**Aim**
Starting at the first line of the listing below, retype each line up to and including the one that contains "plt.rcParams['font.family'] = ['Liberation". Leave pictures out.
%%
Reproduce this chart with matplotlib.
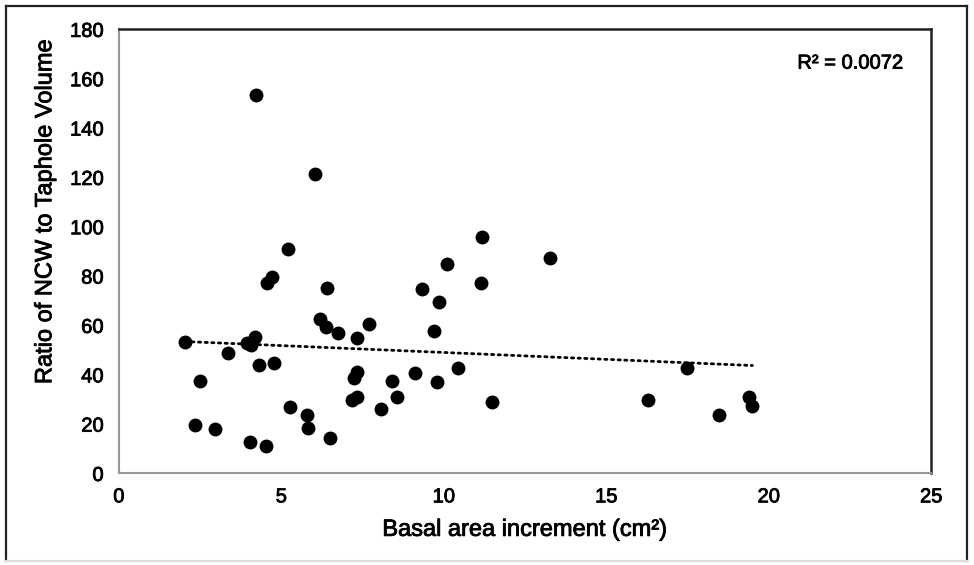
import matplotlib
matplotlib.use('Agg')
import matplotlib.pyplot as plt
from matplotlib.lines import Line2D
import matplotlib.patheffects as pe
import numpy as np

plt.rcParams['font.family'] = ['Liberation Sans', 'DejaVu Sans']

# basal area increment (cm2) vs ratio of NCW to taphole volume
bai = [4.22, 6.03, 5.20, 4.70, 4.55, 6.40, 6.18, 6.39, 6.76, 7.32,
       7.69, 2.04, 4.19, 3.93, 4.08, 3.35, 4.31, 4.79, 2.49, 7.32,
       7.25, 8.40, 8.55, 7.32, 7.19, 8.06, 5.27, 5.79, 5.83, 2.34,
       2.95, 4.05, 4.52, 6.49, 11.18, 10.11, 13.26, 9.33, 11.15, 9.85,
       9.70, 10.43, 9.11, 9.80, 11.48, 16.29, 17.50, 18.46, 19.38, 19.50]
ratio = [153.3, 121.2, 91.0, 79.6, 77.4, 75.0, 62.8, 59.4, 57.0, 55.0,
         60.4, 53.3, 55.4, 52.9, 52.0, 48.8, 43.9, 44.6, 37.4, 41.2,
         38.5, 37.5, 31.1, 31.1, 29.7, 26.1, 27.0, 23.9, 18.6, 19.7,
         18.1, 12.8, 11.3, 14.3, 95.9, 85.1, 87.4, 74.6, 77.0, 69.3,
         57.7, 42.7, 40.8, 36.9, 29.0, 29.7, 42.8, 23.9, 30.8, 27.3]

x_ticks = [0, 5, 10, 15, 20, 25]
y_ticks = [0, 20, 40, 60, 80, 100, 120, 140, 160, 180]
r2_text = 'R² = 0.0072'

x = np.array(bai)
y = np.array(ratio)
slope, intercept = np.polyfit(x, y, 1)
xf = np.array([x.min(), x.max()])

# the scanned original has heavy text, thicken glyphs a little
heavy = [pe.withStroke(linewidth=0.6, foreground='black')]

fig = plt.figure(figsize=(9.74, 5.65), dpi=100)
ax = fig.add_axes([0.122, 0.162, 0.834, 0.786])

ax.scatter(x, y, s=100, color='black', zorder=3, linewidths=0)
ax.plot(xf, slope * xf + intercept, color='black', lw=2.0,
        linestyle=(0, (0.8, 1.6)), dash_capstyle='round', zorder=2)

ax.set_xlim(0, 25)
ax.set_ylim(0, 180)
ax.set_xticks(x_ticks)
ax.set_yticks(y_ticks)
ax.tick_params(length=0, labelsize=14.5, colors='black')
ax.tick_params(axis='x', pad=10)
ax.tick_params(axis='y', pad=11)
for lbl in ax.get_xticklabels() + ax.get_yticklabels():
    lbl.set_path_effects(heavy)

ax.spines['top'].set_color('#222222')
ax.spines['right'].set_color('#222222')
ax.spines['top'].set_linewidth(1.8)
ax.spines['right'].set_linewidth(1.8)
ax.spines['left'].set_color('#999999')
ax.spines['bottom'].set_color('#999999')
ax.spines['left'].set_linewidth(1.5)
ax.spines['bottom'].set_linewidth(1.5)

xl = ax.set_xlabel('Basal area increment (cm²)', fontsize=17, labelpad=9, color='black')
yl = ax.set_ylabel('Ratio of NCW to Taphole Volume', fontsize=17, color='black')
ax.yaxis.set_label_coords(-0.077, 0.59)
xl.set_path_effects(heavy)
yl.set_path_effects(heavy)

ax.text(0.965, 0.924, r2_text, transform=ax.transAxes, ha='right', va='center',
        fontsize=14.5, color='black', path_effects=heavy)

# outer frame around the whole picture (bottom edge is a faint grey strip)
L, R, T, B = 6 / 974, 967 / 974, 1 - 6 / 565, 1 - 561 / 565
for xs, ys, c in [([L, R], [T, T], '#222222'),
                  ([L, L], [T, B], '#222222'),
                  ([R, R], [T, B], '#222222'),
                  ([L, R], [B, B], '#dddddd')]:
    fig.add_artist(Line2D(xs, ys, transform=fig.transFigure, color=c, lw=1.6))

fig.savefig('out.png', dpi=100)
%%
**Problem solution**
Reproduce this chart with matplotlib.
import matplotlib
matplotlib.use('Agg')
import matplotlib.pyplot as plt
from matplotlib.lines import Line2D
import matplotlib.patheffects as pe
import numpy as np

plt.rcParams['font.family'] = ['Liberation Sans', 'DejaVu Sans']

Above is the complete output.